I officially became a RPW on February 25, 2006. We definitely learned a lot in our first year in terms of time management and setting boundaries–mostly from the things we did wrong.
Honestly, I think it came from a place of excitement and energy. “We want to get to know the youth! We want to have students over! Our college students are missing out! We should join a small group!” None of those things is inherently negative. But ultimately, while our hearts were in the right place, we were overcommitted right from the beginning.
Our first fall in ministry, we ended up being involved in church programs four nights out of the week–Sunday and Wednesday night Youth Programs, Open House for Students on Tuesdays, and a New College Ministry on Thursdays.

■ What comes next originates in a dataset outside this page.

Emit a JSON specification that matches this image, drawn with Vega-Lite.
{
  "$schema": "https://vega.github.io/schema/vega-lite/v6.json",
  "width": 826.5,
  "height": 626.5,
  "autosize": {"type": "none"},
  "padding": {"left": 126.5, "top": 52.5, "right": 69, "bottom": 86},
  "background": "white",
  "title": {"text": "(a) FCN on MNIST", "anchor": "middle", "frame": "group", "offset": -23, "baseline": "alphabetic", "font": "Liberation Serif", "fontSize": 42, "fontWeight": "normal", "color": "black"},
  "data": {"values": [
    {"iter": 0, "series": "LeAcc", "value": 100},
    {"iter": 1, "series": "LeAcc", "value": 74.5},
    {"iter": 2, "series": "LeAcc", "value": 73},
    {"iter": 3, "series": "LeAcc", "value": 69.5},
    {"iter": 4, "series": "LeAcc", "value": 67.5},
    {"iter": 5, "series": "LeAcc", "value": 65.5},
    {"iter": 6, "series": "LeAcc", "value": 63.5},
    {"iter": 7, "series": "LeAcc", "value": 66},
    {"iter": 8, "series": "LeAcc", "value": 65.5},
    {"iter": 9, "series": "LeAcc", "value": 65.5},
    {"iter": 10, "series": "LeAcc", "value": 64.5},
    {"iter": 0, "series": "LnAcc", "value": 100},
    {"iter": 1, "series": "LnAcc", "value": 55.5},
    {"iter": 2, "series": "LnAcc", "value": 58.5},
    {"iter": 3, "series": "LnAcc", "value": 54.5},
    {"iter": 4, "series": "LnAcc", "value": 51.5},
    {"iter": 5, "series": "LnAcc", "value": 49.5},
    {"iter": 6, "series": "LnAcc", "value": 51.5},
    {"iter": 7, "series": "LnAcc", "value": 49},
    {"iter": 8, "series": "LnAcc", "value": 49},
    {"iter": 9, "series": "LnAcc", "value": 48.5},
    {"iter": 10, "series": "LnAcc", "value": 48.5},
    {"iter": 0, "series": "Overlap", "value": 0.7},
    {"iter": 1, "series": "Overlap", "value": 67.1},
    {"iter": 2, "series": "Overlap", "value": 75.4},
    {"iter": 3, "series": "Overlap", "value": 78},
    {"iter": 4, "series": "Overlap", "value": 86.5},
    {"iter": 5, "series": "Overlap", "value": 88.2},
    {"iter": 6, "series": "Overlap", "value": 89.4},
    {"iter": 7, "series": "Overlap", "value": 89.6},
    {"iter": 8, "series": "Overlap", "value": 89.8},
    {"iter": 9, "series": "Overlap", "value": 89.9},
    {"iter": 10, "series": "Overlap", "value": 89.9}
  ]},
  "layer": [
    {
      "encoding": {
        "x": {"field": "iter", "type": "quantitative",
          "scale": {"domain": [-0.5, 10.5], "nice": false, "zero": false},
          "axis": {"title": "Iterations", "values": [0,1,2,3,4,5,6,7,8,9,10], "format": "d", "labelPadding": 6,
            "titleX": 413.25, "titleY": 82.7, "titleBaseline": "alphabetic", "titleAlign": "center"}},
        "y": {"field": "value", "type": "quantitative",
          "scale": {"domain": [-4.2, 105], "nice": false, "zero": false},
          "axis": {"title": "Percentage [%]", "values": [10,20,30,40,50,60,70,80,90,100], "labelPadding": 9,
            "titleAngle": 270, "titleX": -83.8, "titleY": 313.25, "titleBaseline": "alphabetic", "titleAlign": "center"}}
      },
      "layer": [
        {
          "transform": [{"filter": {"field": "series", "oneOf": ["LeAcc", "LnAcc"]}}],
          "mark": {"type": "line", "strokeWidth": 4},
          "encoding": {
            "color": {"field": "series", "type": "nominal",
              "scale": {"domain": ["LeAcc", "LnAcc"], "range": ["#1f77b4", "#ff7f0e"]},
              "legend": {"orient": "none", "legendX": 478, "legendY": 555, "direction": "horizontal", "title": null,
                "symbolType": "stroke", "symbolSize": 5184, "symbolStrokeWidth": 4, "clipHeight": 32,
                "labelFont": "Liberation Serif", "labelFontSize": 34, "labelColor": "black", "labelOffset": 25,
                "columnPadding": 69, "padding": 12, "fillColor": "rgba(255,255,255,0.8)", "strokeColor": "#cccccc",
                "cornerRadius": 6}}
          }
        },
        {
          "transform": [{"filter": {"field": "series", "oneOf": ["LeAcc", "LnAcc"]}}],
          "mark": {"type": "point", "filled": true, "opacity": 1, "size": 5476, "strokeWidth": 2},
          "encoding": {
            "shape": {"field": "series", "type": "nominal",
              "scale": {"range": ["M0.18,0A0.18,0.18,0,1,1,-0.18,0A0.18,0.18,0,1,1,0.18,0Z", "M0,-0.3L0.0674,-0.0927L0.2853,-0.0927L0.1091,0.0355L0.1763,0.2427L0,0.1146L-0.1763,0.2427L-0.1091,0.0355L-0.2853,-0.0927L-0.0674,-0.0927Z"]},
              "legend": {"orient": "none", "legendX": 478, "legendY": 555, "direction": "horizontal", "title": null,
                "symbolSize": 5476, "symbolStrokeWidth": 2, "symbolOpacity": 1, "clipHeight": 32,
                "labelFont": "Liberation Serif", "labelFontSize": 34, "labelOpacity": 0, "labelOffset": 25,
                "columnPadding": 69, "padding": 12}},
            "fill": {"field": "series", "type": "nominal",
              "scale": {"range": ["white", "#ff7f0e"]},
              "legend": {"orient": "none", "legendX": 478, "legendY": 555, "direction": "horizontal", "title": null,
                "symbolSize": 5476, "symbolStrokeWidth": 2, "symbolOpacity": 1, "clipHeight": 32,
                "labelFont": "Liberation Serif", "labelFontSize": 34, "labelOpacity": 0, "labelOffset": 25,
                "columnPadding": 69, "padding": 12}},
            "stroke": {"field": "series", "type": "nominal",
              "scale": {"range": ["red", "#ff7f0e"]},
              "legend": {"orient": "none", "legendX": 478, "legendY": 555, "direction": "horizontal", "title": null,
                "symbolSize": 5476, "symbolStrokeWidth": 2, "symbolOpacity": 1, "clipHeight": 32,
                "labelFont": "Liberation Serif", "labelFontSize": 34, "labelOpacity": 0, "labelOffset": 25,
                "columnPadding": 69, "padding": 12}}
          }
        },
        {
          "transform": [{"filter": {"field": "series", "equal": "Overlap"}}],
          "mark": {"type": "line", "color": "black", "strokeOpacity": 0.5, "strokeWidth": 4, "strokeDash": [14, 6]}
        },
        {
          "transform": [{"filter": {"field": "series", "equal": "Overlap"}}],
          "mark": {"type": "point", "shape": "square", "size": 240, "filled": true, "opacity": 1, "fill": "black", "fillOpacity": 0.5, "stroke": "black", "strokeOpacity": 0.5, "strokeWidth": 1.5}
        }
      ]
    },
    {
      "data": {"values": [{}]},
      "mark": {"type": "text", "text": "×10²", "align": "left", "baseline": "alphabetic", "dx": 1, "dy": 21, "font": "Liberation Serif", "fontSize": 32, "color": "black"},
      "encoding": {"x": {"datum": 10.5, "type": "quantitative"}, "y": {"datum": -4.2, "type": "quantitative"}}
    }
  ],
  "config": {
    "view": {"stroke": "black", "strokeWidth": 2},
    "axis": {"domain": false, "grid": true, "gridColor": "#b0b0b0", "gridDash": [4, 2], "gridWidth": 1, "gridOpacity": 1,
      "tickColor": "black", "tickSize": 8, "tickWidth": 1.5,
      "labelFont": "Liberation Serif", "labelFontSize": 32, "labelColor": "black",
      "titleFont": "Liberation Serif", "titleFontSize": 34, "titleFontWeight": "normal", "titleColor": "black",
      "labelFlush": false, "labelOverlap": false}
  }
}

And we loved each of the programs and genuinely enjoyed leading them.
Insert life lesson from a youth ministry pro: we attended the National Youth Workers Convention our first year in ministry and attended a Q & A with Doug Fields and his wife. The Field’s have been in ministry for almost 30 years and have an incredible amount of wisdom for pastors and families in ministry. Doug specifically shared about the busy seasons in ministry where he was committed to a big project like a building or a book–but only for a season. These seasons were anywhere from 3 to 18 months. And their family committed to the season together.
The thing about seasons is that they have an end date.
We’ve all had busy seasons. Holidays. Grad school. Thesis writing. RA training. Summer youth trips with less than a week in between. Or times of family stress or unexpected life change.
At the same time, I think that Josh and I soon realized after a full schedule that even though we loved what we were doing, it was too much. We set a standard from the beginning that was not sustainable. Sure. It was fun. We built great relationships with students that we have even now. But we had to let some things go eventually and delegate to other awesome, capable leaders because we were simply trying to do too much.
We put an end to four nights a week and tried to be more intentional about our time in our second year. We have to check ourselves even now when we realize our weeks are filling up and we have no “sacred nights” at home. Some weeks are just busy, but when we fill fill fill up our schedules all for the sake of ministry, we end up burning ourselves out and it just becomes another appointment on the ical that hasn’t had an opening in months.
Is it our pride that gets in the way because we want to do it all ourselves?
Our inability to say no?
The myth that if it’s all ministry then it must be all well and good?
People pleasing showing its ugly face? (DING DING DING! This is so me!)
It could be one or all of those things–or something else that I am not mentioning that only you can identify.
How do you balance a full schedule in ministry? How many nights a week is too much for you? If you have kids, how did that change how you organized your schedule?